Given instruction
Write out, unaltered, each line from the top of the records below down to the line where "pressure (bar), log-log" appears, that line included.

══ Dataset entries ══

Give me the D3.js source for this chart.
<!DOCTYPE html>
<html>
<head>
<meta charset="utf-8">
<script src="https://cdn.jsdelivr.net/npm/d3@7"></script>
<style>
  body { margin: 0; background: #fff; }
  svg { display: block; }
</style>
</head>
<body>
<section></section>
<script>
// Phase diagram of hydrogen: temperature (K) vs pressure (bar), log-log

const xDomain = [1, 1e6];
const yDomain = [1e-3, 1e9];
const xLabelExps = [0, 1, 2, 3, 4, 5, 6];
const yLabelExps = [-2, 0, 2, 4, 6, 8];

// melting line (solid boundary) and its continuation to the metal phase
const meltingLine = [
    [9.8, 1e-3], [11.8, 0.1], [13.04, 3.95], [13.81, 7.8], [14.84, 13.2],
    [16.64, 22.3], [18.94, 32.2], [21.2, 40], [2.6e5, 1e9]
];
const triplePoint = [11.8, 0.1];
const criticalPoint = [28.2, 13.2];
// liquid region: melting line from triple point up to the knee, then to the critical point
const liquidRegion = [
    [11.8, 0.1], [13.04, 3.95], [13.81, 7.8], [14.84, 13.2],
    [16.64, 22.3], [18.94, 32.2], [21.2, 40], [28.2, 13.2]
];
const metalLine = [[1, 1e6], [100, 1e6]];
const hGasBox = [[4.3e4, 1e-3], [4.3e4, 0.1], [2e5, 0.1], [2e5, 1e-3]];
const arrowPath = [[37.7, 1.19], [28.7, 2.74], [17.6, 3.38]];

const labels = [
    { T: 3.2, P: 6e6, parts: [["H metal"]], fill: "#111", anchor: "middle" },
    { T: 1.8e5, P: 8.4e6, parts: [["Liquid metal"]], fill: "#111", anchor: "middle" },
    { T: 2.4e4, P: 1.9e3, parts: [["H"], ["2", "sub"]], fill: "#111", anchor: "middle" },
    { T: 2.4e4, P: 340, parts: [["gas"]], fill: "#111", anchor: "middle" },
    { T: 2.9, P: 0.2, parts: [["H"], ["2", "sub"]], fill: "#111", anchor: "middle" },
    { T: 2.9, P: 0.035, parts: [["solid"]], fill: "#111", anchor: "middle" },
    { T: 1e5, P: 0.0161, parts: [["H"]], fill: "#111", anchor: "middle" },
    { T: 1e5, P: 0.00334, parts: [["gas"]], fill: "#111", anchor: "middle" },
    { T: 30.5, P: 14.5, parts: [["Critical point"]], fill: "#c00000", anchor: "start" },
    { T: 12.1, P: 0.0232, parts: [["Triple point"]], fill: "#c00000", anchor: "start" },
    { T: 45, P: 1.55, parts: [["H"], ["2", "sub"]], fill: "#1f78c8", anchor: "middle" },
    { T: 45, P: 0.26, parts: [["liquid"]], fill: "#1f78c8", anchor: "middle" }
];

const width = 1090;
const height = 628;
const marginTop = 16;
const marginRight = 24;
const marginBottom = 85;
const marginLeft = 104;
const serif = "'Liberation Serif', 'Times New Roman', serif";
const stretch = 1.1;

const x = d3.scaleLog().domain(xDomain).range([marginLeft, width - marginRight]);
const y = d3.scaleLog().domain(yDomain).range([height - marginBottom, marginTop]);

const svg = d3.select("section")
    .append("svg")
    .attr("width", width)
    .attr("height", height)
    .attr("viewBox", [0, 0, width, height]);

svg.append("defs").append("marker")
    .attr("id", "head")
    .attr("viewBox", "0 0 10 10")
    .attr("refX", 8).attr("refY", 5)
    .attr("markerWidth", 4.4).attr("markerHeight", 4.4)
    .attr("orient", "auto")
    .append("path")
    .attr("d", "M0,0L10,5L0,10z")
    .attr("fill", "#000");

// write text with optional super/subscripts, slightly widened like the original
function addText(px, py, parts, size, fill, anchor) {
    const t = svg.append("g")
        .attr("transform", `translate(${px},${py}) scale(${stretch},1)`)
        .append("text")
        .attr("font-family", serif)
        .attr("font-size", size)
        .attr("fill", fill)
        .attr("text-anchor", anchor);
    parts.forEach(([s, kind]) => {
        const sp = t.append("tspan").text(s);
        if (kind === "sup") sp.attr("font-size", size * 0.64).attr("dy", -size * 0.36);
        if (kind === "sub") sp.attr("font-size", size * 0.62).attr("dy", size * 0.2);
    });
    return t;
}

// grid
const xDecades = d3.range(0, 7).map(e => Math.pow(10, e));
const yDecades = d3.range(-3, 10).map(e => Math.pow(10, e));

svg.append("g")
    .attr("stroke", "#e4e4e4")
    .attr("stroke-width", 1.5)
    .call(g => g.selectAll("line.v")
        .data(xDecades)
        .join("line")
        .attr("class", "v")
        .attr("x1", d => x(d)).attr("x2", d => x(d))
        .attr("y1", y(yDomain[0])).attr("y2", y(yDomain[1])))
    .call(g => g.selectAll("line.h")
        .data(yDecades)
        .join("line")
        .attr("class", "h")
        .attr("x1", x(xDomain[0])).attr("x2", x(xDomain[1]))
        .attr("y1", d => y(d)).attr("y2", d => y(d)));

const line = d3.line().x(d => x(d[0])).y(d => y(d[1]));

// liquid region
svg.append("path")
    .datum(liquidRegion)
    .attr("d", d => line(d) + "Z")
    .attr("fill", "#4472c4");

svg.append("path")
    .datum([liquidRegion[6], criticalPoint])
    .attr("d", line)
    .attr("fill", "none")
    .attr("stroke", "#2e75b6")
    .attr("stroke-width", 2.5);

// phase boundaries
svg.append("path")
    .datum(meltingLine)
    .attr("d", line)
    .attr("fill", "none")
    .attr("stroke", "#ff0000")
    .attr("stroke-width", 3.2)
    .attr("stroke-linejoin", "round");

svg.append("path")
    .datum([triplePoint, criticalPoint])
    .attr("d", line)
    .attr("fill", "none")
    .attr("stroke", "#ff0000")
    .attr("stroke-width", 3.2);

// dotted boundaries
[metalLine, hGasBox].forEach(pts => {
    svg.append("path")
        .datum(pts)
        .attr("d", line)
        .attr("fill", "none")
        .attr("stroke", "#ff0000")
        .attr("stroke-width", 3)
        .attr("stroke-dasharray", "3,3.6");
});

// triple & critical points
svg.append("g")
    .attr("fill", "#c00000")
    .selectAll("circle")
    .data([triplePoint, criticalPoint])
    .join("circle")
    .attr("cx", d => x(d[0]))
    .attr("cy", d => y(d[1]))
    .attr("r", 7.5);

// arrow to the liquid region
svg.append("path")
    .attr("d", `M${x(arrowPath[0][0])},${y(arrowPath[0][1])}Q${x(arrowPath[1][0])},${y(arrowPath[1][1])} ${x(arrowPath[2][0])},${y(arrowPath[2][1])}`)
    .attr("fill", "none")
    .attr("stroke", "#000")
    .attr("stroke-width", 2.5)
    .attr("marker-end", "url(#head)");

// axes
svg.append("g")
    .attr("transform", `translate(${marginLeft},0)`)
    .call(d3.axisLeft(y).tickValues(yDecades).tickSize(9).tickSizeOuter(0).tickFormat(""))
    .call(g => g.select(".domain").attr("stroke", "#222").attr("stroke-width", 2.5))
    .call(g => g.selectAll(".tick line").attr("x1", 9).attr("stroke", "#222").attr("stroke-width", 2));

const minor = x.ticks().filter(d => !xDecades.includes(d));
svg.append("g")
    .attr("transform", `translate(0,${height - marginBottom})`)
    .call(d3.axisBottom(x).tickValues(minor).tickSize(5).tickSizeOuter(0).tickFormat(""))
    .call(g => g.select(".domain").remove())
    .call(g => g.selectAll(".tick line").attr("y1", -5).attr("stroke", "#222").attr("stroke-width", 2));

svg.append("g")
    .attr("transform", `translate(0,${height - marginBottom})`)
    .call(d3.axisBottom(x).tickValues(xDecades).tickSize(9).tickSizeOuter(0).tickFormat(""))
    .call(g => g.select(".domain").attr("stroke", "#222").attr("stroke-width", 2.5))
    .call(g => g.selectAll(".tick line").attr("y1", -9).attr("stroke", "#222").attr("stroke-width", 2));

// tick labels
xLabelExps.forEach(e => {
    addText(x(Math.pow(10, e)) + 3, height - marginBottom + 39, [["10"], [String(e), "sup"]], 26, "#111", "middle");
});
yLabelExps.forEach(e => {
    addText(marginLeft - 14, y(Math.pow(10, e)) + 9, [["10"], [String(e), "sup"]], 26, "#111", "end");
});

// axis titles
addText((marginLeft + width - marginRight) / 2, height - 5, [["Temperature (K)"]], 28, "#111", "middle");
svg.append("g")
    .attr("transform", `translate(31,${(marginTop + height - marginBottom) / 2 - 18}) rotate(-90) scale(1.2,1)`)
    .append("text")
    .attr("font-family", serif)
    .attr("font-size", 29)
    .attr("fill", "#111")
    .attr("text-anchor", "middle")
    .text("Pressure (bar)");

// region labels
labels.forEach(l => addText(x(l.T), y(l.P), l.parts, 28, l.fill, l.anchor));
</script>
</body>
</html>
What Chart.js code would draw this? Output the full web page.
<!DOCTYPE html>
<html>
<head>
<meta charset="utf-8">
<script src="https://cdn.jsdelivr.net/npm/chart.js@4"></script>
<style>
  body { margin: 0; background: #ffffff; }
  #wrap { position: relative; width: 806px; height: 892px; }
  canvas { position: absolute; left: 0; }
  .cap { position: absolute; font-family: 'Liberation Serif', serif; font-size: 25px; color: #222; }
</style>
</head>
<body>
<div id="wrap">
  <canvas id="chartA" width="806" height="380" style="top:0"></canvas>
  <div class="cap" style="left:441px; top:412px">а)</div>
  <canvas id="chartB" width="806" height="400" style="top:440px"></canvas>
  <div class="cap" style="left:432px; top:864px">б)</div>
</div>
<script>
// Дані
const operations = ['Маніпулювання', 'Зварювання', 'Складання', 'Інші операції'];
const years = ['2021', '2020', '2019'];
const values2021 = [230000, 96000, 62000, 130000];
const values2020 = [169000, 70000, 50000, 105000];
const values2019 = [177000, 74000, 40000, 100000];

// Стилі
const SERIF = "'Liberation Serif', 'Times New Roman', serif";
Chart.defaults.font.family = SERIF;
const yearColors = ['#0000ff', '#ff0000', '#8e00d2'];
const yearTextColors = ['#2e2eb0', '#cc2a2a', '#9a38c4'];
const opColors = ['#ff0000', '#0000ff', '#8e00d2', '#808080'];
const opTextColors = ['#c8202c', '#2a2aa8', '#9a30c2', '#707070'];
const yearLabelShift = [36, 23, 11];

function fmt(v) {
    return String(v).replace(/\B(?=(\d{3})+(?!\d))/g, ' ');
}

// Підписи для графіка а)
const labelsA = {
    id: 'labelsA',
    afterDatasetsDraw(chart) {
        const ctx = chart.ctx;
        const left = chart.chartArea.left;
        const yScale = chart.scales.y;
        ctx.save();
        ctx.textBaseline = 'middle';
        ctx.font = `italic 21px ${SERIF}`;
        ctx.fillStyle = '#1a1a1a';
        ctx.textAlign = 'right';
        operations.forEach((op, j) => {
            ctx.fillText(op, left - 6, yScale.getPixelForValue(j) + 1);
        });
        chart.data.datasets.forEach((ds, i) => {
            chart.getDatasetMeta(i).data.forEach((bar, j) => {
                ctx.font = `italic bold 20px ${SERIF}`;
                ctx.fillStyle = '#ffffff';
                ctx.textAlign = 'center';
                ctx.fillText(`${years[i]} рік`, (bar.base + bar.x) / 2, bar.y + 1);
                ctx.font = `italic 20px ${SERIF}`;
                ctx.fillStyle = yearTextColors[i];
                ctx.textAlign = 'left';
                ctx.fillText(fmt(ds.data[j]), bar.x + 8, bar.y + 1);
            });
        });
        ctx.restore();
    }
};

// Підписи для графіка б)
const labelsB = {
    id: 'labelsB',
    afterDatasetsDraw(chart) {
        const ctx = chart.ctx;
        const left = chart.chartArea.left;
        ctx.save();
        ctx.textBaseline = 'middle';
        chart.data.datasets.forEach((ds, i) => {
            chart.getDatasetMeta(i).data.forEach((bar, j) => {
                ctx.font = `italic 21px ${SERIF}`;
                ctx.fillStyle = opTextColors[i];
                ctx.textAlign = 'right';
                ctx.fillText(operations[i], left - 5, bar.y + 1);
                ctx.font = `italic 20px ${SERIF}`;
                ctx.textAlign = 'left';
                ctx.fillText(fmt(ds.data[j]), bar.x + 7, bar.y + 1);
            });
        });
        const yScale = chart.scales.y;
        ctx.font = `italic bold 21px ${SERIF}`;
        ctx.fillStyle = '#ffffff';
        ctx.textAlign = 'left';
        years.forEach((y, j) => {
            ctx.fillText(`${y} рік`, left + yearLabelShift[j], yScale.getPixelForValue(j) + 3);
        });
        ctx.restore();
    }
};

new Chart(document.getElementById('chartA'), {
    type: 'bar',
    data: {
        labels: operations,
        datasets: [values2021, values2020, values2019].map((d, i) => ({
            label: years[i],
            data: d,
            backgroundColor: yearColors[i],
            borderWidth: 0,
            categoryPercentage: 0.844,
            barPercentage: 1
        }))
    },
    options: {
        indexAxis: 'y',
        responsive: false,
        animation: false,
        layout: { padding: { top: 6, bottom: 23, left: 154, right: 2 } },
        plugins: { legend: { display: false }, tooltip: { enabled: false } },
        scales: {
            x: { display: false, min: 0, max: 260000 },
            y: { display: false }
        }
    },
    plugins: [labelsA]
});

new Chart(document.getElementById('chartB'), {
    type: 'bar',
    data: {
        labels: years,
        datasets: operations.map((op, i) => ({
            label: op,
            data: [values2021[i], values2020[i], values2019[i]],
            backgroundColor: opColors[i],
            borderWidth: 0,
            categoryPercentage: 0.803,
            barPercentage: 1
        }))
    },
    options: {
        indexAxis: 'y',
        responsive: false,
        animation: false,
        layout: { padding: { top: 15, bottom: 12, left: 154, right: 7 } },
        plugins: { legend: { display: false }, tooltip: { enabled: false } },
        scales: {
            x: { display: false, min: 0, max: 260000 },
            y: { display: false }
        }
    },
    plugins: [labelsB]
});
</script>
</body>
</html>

═══

Answer in full
Give me the D3.js source for this chart.
<!DOCTYPE html>
<html>
<head>
<meta charset="utf-8">
<script src="https://cdn.jsdelivr.net/npm/d3@7"></script>
<style>
  body { margin: 0; background: #fff; }
  svg { display: block; }
</style>
</head>
<body>
<section></section>
<script>
// Phase diagram of hydrogen: temperature (K) vs pressure (bar), log-log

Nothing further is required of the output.